The foregoing indicates that the incumbent government like its predecessors is focused on borrowing to meet its requirements – both budgeted expenditure as well as interest on foreign loans/debt equity, repayment of past loans as and when due and to meet the trade deficit.
The Fund report further notes that a “strong framework for program monitoring (including continued quarterly reviews and updated program conditionality)” would be supplemented by “focused technical assistance in support of program implementation,” with technical assistance defined as one that “maybe delivered in multiple missions and/or continuously over a longer period, including remotely.” In other words, constant oversight by the Fund bodes ill for the general public as the contingency plan in the event of failure in any one month to generate the target revenue would lead to rising fuel cost due to the levy of general sales tax (up to 17 percent), and withdrawal of exemptions with a negative impact on output and employment (already compromised due to tight monetary and fiscal policies). And finally, the Fund notes that “adequate execution of existing financial commitments are essential mitigating strategies,” which with 4 billion dollars pending gives room for concern.

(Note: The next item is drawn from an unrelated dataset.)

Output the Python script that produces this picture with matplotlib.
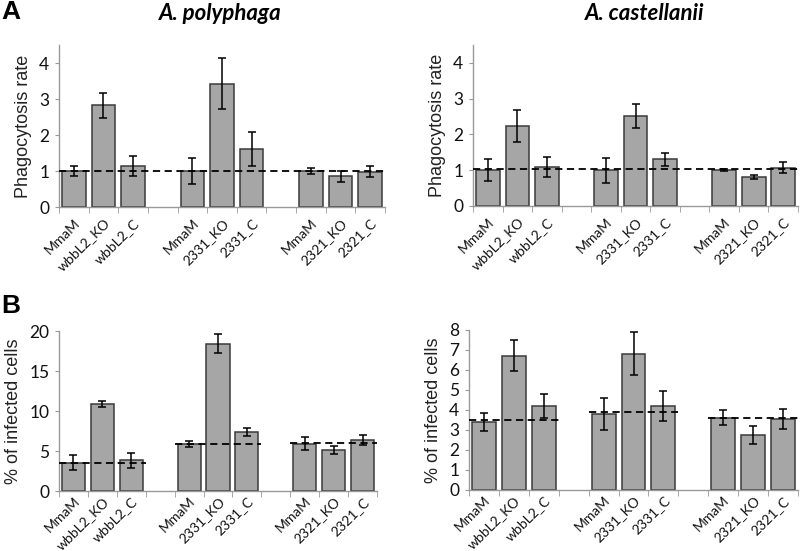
import matplotlib.pyplot as plt
import numpy as np

# categories (three groups of three strains)
labels = ["MmaM", "wbbL2_KO", "wbbL2_C",
          "MmaM", "2331_KO", "2331_C",
          "MmaM", "2321_KO", "2321_C"]

# A: phagocytosis rate
poly_rate = [1.0, 2.82, 1.15, 1.0, 3.42, 1.60, 1.0, 0.85, 0.98]
poly_rate_err = [0.13, 0.36, 0.28, 0.37, 0.71, 0.47, 0.07, 0.15, 0.15]
cast_rate = [1.0, 2.23, 1.09, 1.0, 2.51, 1.30, 1.0, 0.81, 1.07]
cast_rate_err = [0.31, 0.44, 0.28, 0.35, 0.34, 0.17, 0.03, 0.05, 0.15]
poly_rate_ref = 1.0
cast_rate_ref = 1.04

# B: % of infected cells
poly_inf = [3.55, 10.9, 3.85, 5.9, 18.4, 7.4, 5.9, 5.07, 6.35]
poly_inf_err = [0.93, 0.37, 0.95, 0.37, 1.2, 0.48, 0.8, 0.5, 0.6]
cast_inf = [3.41, 6.72, 4.21, 3.81, 6.82, 4.19, 3.62, 2.75, 3.55]
cast_inf_err = [0.46, 0.78, 0.61, 0.8, 1.06, 0.75, 0.36, 0.47, 0.48]
poly_inf_ref = [3.55, 5.93, 6.0]
cast_inf_ref = [3.49, 3.88, 3.61]

W, H = 800, 551
fig = plt.figure(figsize=(8, 5.51), dpi=100)

tick_font = "Lato"
label_font = "Liberation Sans"
x = np.array([0, 1, 2, 4, 5, 6, 8, 9, 10])


def make_axes(left, right, bottom, top):
    return fig.add_axes([left / W, (H - bottom) / H, (right - left) / W, (bottom - top) / H])


def draw(ax, vals, errs, ymax, ystep, ylabel, ref, pad):
    ax.bar(x, vals, width=0.8, color="#a6a6a6", edgecolor="#3a3a3a", linewidth=1.1, zorder=2)
    ax.errorbar(x, vals, yerr=errs, fmt="none", ecolor="black", elinewidth=1.1,
                capsize=3, capthick=1.1, zorder=4)
    if np.ndim(ref) == 0:
        ax.axhline(ref, color="black", linestyle=(0, (4, 2.5)), linewidth=1.3, zorder=3)
    else:
        for g, r in enumerate(ref):
            ax.hlines(r, 4 * g - 0.5, 4 * g + 2.5, color="black",
                      linestyle=(0, (4, 2.5)), linewidth=1.3, zorder=3)
    ax.set_xlim(-0.5, 10.5)
    ax.set_ylim(0, ymax)
    ax.set_yticks(np.arange(0, ymax + 0.01, ystep))
    for s in ["top", "right"]:
        ax.spines[s].set_visible(False)
    for s in ["left", "bottom"]:
        ax.spines[s].set_color("#999999")
        ax.spines[s].set_linewidth(1.0)
    ax.set_xticks(x)
    ax.set_xticklabels(labels, rotation=45, ha="right", rotation_mode="anchor",
                       family=tick_font, fontsize=10, color="#111111")
    ax.set_xticks(np.arange(-0.5, 11, 1), minor=True)
    ax.tick_params(axis="x", which="major", length=0, pad=pad)
    ax.tick_params(axis="x", which="minor", length=4, color="#999999", direction="out")
    ax.tick_params(axis="y", length=3, color="#999999", direction="out", pad=4)
    for t in ax.get_yticklabels():
        t.set_family(tick_font)
        t.set_fontsize(12.5)
        t.set_color("#111111")
    ax.set_ylabel(ylabel, family=label_font, fontsize=13, color="#222222", labelpad=5)


ax1 = make_axes(59, 385, 207, 45)
draw(ax1, poly_rate, poly_rate_err, 4.5, 1, "Phagocytosis rate", poly_rate_ref, 7)
ax2 = make_axes(473, 798, 206, 45)
draw(ax2, cast_rate, cast_rate_err, 4.5, 1, "Phagocytosis rate", cast_rate_ref, 7)
ax3 = make_axes(59, 377, 491, 331)
draw(ax3, poly_inf, poly_inf_err, 20, 5, "% of infected cells", poly_inf_ref, 3)
ax4 = make_axes(469, 798, 490, 330)
draw(ax4, cast_inf, cast_inf_err, 8, 1, "% of infected cells", cast_inf_ref, 3)

fig.text(220 / W, 1 - 14 / H, "A. polyphaga", family=tick_font, fontweight="bold",
         fontstyle="italic", fontsize=16, ha="center", va="center")
fig.text(645 / W, 1 - 14 / H, "A. castellanii", family=tick_font, fontweight="bold",
         fontstyle="italic", fontsize=16, ha="center", va="center")
fig.text(1 / W, 1 - 12 / H, "A", family=label_font, fontweight="bold", fontsize=19,
         ha="left", va="center")
fig.text(1 / W, 1 - 306 / H, "B", family=label_font, fontweight="bold", fontsize=19,
         ha="left", va="center")

fig.savefig("out.png", dpi=100)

The country’s economy is between a rock (disbursement of external pledged assistance) and a hard place (with the major recipients of the bulk of government budget unwilling to make the necessary sacrifices) which places the onus on the hapless general public of which a large part is struggling with survival amidst the floods.
Pakistan authorities pledged to the Fund to limit spending at 16.9 percent of GDP; however, as the GDP for the current year is grossly overstated at 5 percent one would hope that expenditure curtailment is on the cards. And also pledged that risks of greater spending would be dealt with through triggering the contingency plan – a pledge bafflingly made when the flood waters were rising leaving millions in need of assistance though till date the money has been diverted from the Public Sector Development Programme (as in the past) and not through diverting Benazir Income Support programme allocation as pledged to the Fund though for how long this pledge would be met is anyone’s guess.
Something is rotten in the state of Denmark to quote Shakespeare, if applied to Pakistan’s economy today, would, sadly be the best case scenario.